業者に依頼する際には、以下の点に留意しましょう。
- 見積もりに不明な項目がないかどうかを確認する
- 保証内容などが明確に記載されているかどうかを確認する
- 費用が相場よりも極端に高すぎる・安すぎるかどうかを確認する
これらの注意点を考慮して、信頼できる業者を選択することが重要です。
見積もりに不明な項目がないかどうかを確認する
見積書には、どの工程にどれだけの費用がかかるかが詳細に記載されています。
見積書を確認する際に、理解できない項目があれば、業者に詳細を尋ねるようにしましょう。
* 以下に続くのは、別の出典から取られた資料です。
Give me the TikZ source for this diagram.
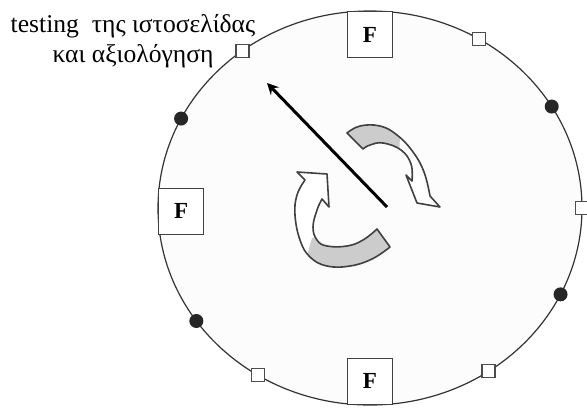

また、見積書に内訳の項目がなく、「一式」と金額だけが記載されている場合は、注意が必要です。
見積書の内容を丁寧に説明してくれる業者は信頼できる場合が多いため、この点も業者選びの判断材料として考慮してください。
保証内容などが明確に記載されているかどうかを確認する
防水工事を行っている業者は、独自のアフターサービスや保証を提供していることが一般的です。
特に保証に加入していると、施工後に不具合が発生した場合や業者が倒産してしまった場合などに補償を受けることができます。
保証内容やアフターサービスが明確に記載されているかを確認し、万が一の場合に備えて積極的に利用していくことが重要です。
費用が相場よりも極端に高すぎる・安すぎるかどうかを確認する
費用相場とかけ離れた金額を提示する業者に依頼してしまうと、トラブルに巻き込まれる可能性があります。
工事費用が極端に高い場合、業者が専門知識のない顧客に過剰な料金を請求している可能性があります。
逆に工事費用が安すぎる場合、手抜き工事が行われ、後にトラブルが発生する可能性が高いです。事前に費用相場を調査し、適正な価格を提示する業者を選ぶことが重要です。
まとめ
今回、勾配屋根の防水工事について詳しく解説しました。
勾配屋根とは、斜めの勾配が付いている屋根であり、防水工事には、アスファルトシングル葺き・塩ビシート防水が用いられる事が多く、費用相場は工法や屋根の傾斜によって異なります。
屋根は建物の寿命に大きな影響を与える重要な部分であり、定期的なメンテナンスが長期間の活用につながります。
本記事を参考にして、勾配屋根の防水工事を検討してみてください。